The chocolate-coated peanut butter is likely the most deadly enemy I will ever encounter. They’re easy to eat, and it’s easy to consume something like ten of them before you realize that your body is going into rejection mode and getting ready to hurl the huge amounts of sugar out itself. After all, that’s basically what it is- sugar with one flavoring coating sugar of another flavoring.
But oh, what a great flavor that is!
Hats off to whomever made these and gave them to my father. I really enjoyed them.
In the South, dessert is a way of life. Exchanging desserts for Christmas is a given. Someone, somewhere, is going to give you something sweet. People make the sweet foods in obscene amounts and give them away as presents. I’m sure this happens in other places, too, but I don’t know if it’s taken quite as seriously.
The only problem will likely be the peanut brittle. Peanut brittle is called that for a reason, and I’m sure my poor teeth would be demolished if I tried to eat it. I shudder to think of one day being an old man only having the capability to gum things down.
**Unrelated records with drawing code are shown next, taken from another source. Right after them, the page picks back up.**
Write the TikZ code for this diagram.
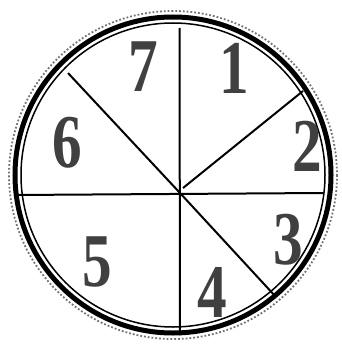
\documentclass[tikz,border=0pt]{standalone}
\usepackage{fontspec}
\setmainfont{Liberation Serif}
\begin{document}
\begin{tikzpicture}[x=1pt,y=-1pt,
  spoke/.style={line width=2pt,black},
  digit/.style={inner sep=0pt,text=black!75,font=\fontsize{76}{76}\selectfont\bfseries,xscale=0.78}]
\useasboundingbox (0,0) rectangle (341,345);
\fill[white] (0,0) rectangle (341,345);
\coordinate (c) at (173,175);
\coordinate (m) at (180,193);
% rings
\draw[black!55,line width=1.8pt,dotted] (c) circle[radius=164];
\draw[line width=5pt] (c) circle[radius=158];
\draw[line width=1.5pt] (c) circle[radius=152];
% spoke ends
\coordinate (top) at (179.5,28);
\coordinate (bot) at (180,335);
\coordinate (lft) at (15,195);
\coordinate (rgt) at (323,193);
\coordinate (ul) at (68,73);
\coordinate (ur) at (303,91);
\coordinate (urs) at (183,188);
\coordinate (lr) at (276,297);
\draw[spoke] (top) -- (bot);
\draw[spoke] (lft) -- (rgt);
\draw[spoke] (ul) -- (m);
\draw[spoke] (urs) -- (ur);
\draw[spoke] (m) -- (lr);
% digits
\node[digit] (n1) at (234,68) {1};
\node[digit] (n2) at (307,146) {2};
\node[digit] (n3) at (288,240) {3};
\node[digit] (n4) at (212,292) {4};
\node[digit] (n5) at (97,262) {5};
\node[digit] (n6) at (67,143) {6};
\node[digit] (n7) at (143,67) {7};
\end{tikzpicture}
\end{document}
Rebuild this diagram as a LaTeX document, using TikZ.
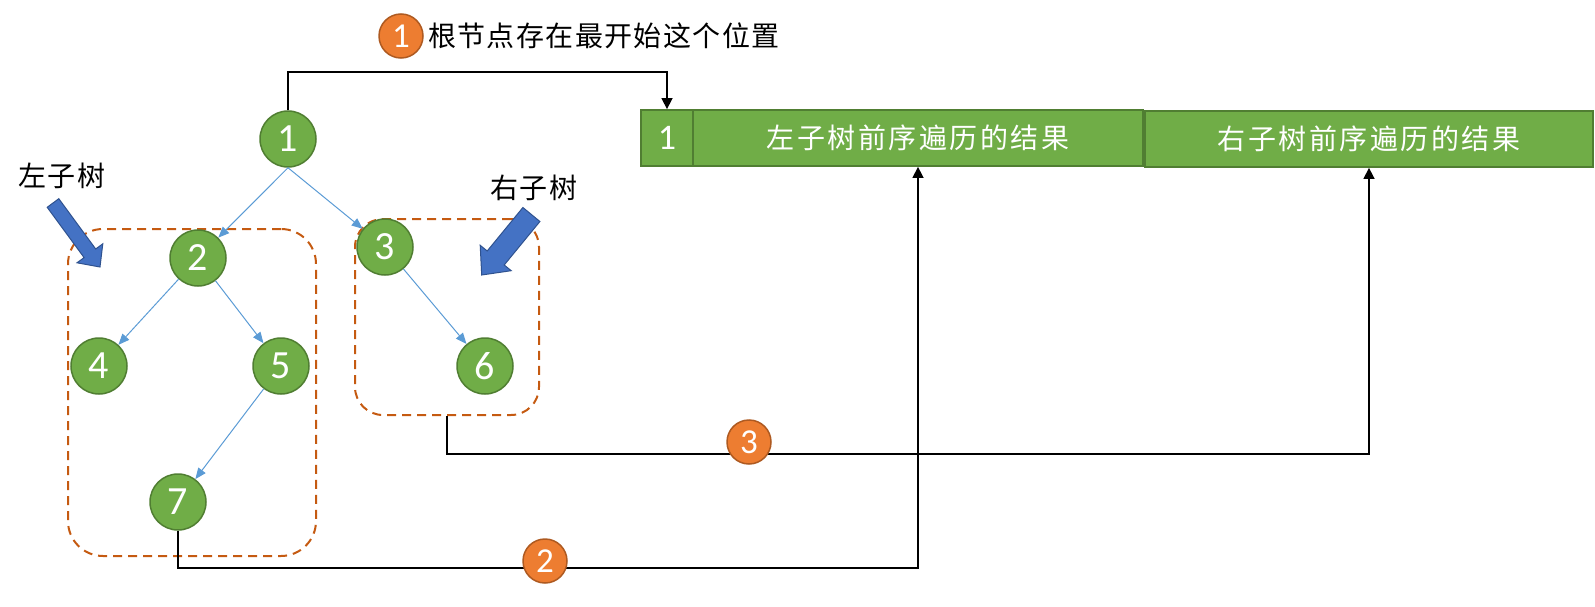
\documentclass[tikz,border=0pt]{standalone}
\usepackage{fontspec}
\setmainfont{Carlito}
\newfontfamily\cjk[LetterSpace=5]{Noto Sans CJK SC}
\newfontfamily\cjkbox[LetterSpace=9]{Noto Sans CJK SC}
\usetikzlibrary{arrows.meta}
\definecolor{tgreen}{HTML}{70AD47}
\definecolor{tgreenb}{HTML}{507E32}
\definecolor{tblue}{HTML}{5B9BD5}
\definecolor{torange}{HTML}{ED7D31}
\definecolor{torangeb}{HTML}{AE5A21}
\definecolor{tdash}{HTML}{C55A11}
\definecolor{barrow}{HTML}{4472C4}
\definecolor{barrowb}{HTML}{2F528F}
\begin{document}
\begin{tikzpicture}[x=1pt,y=-1pt,
 tnode/.style={circle,fill=tgreen,draw=tgreenb,line width=1.5pt,minimum size=56pt,inner sep=0pt,text=white,font=\fontsize{40}{40}\selectfont},
 onode/.style={circle,fill=torange,draw=torangeb,line width=1.5pt,minimum size=44pt,inner sep=0pt,text=white,font=\fontsize{35}{35}\selectfont},
 boxcell/.style={rectangle,fill=tgreen,draw=tgreenb,line width=1.8pt,minimum height=56pt,inner sep=0pt,text=white},
 treeedge/.style={tblue,line width=1pt,-{Triangle[length=11pt,width=9pt]}},
 conn/.style={black,line width=1.5pt,-{Triangle[length=11pt,width=11pt]}},
 region/.style={draw=tdash,dash pattern=on 9pt off 6pt,line width=2pt,rectangle,inner sep=0pt},
 cjklabel/.style={font=\cjk\fontsize{28}{28}\selectfont,inner sep=0pt},
 blockarrow/.style={fill=barrow,draw=barrowb,line width=1pt}]
\useasboundingbox (0,0) rectangle (1595,607);

% dashed regions
\node[region,rounded corners=35pt,minimum width=248pt,minimum height=327pt] (lbox) at (192,392.5) {};
\node[region,rounded corners=28pt,minimum width=184pt,minimum height=196pt] (rbox) at (447,317) {};

% tree nodes
\node[tnode] (n1) at (288,139) {1};
\node[tnode] (n2) at (198,258) {2};
\node[tnode] (n3) at (385,247) {3};
\node[tnode] (n4) at (99,366) {4};
\node[tnode] (n5) at (281,366) {5};
\node[tnode] (n6) at (485,366) {6};
\node[tnode] (n7) at (178,502) {7};

% result array
\node[boxcell,minimum width=52pt,font=\fontsize{36}{36}\selectfont] (b1) at (667,138) {1};
\node[boxcell,minimum width=450pt,font=\cjkbox\fontsize{28}{28}\selectfont] (bl) at (918,138) {左子树前序遍历的结果};
\node[boxcell,minimum width=448pt,font=\cjkbox\fontsize{28}{28}\selectfont] (br) at (1369,139) {右子树前序遍历的结果};

% tree edges
\draw[treeedge] (n1.south) -- (n2);
\draw[treeedge] (n1.south) -- (n3);
\draw[treeedge] (n2) -- (n4);
\draw[treeedge] (n2) -- (n5);
\draw[treeedge] (n5) -- (n7);
\draw[treeedge] (n3) -- (n6);

% connectors
\draw[conn] (n1.north) -- ++(0,-38) -| (b1.north);
\draw[conn] (n7.south) -- ++(0,37) -| (bl.south);
\draw[conn] (rbox.south) -- ++(0,38) -| (br.south);

% orange markers
\node[onode] (o1) at (401,36) {1};
\node[onode] (o2) at (545,561) {2};
\node[onode] (o3) at (749,442) {3};

% labels
\node[cjklabel,anchor=west] (t1) at (428,36) {根节点存在最开始这个位置};
\node[cjklabel] (t2) at (62,176) {左子树};
\node[cjklabel] (t3) at (534,188) {右子树};

% block arrows
\draw[blockarrow] (58.8,198.7) -- (95.7,249.0) -- (102.8,243.8) -- (100,267) -- (77.0,262.8) -- (84.1,257.6) -- (47.2,207.3) -- cycle;
\draw[blockarrow] (539.9,221.5) -- (504.2,265.0) -- (511.2,270.7) -- (481.7,275) -- (480.2,245.3) -- (487.2,251.0) -- (522.9,207.5) -- cycle;
\end{tikzpicture}
\end{document}
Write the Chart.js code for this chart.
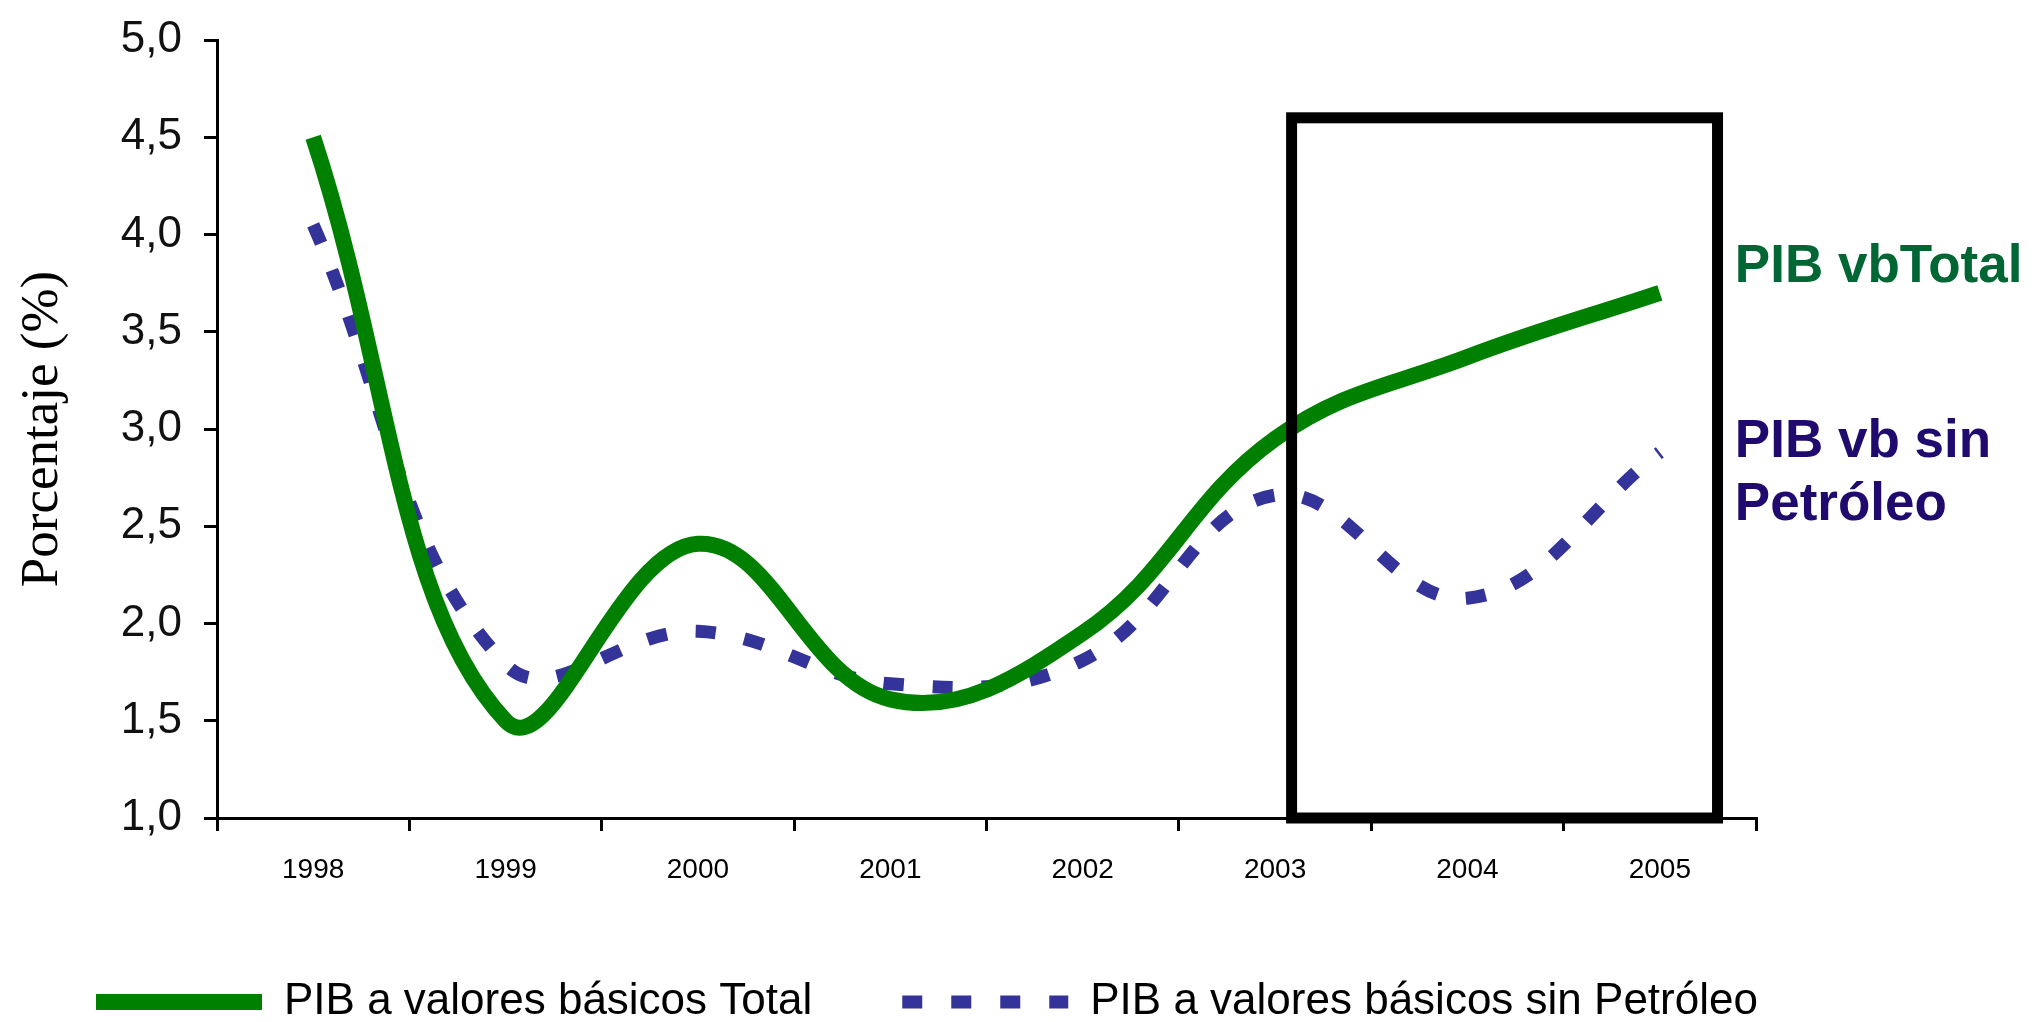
<!DOCTYPE html>
<html>
<head>
<meta charset="utf-8">
<title>PIB a valores básicos</title>
<script src="https://cdn.jsdelivr.net/npm/chart.js@4.4.1/dist/chart.umd.min.js"></script>
<style>
  html, body { margin: 0; padding: 0; background: #fff; overflow: hidden; }
  #wrap { width: 2036px; height: 1034px; }
</style>
</head>
<body>
<div id="wrap"><canvas id="chart"></canvas></div>
<script>
const years = ["1998", "1999", "2000", "2001", "2002", "2003", "2004", "2005"];
const pibTotal = [4.50, 1.50, 2.41, 1.61, 1.95, 2.95, 3.37, 3.70];
const pibSinPetroleo = [4.05, 1.79, 1.96, 1.69, 1.81, 2.66, 2.13, 2.88];
const seriesNames = ["PIB a valores básicos Total", "PIB a valores básicos sin Petróleo"];
const sideLabelTotal = ["PIB vbTotal"];
const sideLabelSin = ["PIB vb sin", "Petróleo"];
const yMin = 1, yMax = 5, yStep = 0.5;

const SANS = "'Liberation Sans', Arial, sans-serif";

// black frame round 2003-2005 and the labels on the right
Chart.register({
  id: "highlight",
  afterDraw: (chart) => {
    const ctx = chart.ctx;
    const { x, y } = chart.scales;
    const left = x.getPixelForValue(5.086);
    const right = x.getPixelForValue(7.30);
    const top = y.getPixelForValue(4.6);
    const bottom = y.getPixelForValue(1.0);
    ctx.save();
    ctx.strokeStyle = "#000";
    ctx.lineWidth = 11;
    ctx.strokeRect(left, top, right - left, bottom - top);

    ctx.font = "bold 53px " + SANS;
    ctx.textAlign = "left";
    ctx.textBaseline = "alphabetic";
    const tx = x.getPixelForValue(7.39);
    ctx.fillStyle = "#006633";
    ctx.fillText(sideLabelTotal[0], tx, y.getPixelForValue(3.756));
    ctx.fillStyle = "#200a6e";
    ctx.fillText(sideLabelSin[0], tx, y.getPixelForValue(2.856));
    ctx.fillText(sideLabelSin[1], tx, y.getPixelForValue(2.532));
    ctx.restore();
  },
});

new Chart("chart", {
  type: "line",
  data: {
    labels: years,
    datasets: [
      {
        label: seriesNames[0],
        data: pibTotal,
        borderColor: "#008000",
        backgroundColor: "#008000",
        borderWidth: 16,
        pointRadius: 0,
        tension: 0.4,
        fill: false,
      },
      {
        label: seriesNames[1],
        data: pibSinPetroleo,
        borderColor: "#333399",
        backgroundColor: "#333399",
        borderWidth: 13,
        borderDash: [20, 29],
        pointRadius: 0,
        tension: 0.4,
        fill: false,
      },
    ],
  },
  options: {
    responsive: true,
    maintainAspectRatio: false,
    animation: false,
    layout: { padding: { left: 6, right: 0, top: 40, bottom: 0 } },
    scales: {
      x: {
        offset: true,
        grid: { offset: true, drawOnChartArea: false, color: "#000", lineWidth: 3, tickLength: 13 },
        border: { color: "#000", width: 3 },
        ticks: {
          color: "#000",
          padding: 22,
          maxRotation: 0,
          autoSkip: false,
          font: { family: SANS, size: 28 },
        },
        afterFit: (scale) => { scale.height = 72; },
      },
      y: {
        min: yMin,
        max: yMax,
        grid: { drawOnChartArea: false, color: "#000", lineWidth: 3, tickLength: 13 },
        border: { color: "#000", width: 3 },
        ticks: {
          stepSize: yStep,
          color: "#111",
          padding: 22,
          font: { family: SANS, size: 44 },
          callback: (v) => v.toFixed(1).replace(".", ","),
        },
        title: {
          display: true,
          text: "Porcentaje (%)",
          color: "#000",
          font: { family: "'Liberation Serif', 'Times New Roman', serif", size: 53 },
          padding: { top: 5, bottom: 0 },
        },
        afterFit: (scale) => {
          scale.width = 211;
          // tick label padding would otherwise push the plot top down
          scale.paddingTop = 0;
          scale.paddingBottom = 0;
        },
      },
      // empty right-hand axis: keeps room for the side labels without
      // squeezing the full-width legend
      side: {
        type: "linear",
        position: "right",
        grid: { display: false },
        border: { display: false },
        ticks: { display: false },
        afterFit: (scale) => { scale.width = 280; },
      },
    },
    plugins: {
      legend: {
        position: "bottom",
        align: "start",
        labels: {
          usePointStyle: true,
          pointStyle: "line",
          pointStyleWidth: 166,
          boxHeight: 16,
          padding: 90,
          color: "#000",
          font: { family: SANS, size: 44 },
          // point style drops the dash, so take it back from the dataset
          generateLabels: (chart) =>
            Chart.defaults.plugins.legend.labels.generateLabels(chart).map((item, i) => ({
              ...item,
              lineDash: chart.data.datasets[i].borderDash || [],
              lineWidth: chart.data.datasets[i].borderWidth,
            })),
        },
      },
      tooltip: { enabled: false },
    },
  },
});
</script>
</body>
</html>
This is the sort of thing that absolutely destroys any sense of willpower that I possess. The pattern goes something like this:
“I resolve to stop eating sugar, for lo, sugar is bad unto mine body!”
Then I see a piece of cake.
Then the piece of cake is completely gone, swallowed up into the infinity of my stomach.
Then, the overwhelming amount of sugar I just consumed floods my brain, creating a complete euphoria and reinforcing the idea that what I have just done is the best idea I’ve had all day.
Then the sugar goes from sweet to sickeningly sweet, I crash, and I want to kick myself as I feel my face growing sticky from the sugar oozing out of my pores. I vow again to never consume sugar.
Three hours later, I see a chocolate-coated peanut butter ball, and the entire cycle begins again.
Sometimes, the memory of the disgustingly sweet brain crash returns to me, and I’m able to say, “NO, I shan’t indulge in the evil pleasures of the flesh! Be gone, O vile demonic power known as sugar!” Then I forget all about the sugary treat while carrying around a strange sense of smugness.
More often than not, this isn’t the case.
It’s amazing the way a person can justify their lack of willpower.
“Eating sugar sounds like FUN!”
“Oh, it’s a cultural thing- it’s cultural acceptable to eat sugar, it’s something we do to celebrate.”
“I’m having a bad day, I deserve something sweet to eat.”
“Oh, someone spent hours planning and baking this ENTIRE cake- I can’t let it go to waste, after all!”
The list goes on.
The excuses are plentiful.
My latest and greatest excuse is going to be that I have to eat sweet treats for the sake of writing about them on my blog, and after all, that is true.
Then again, all the other excuses are true, too.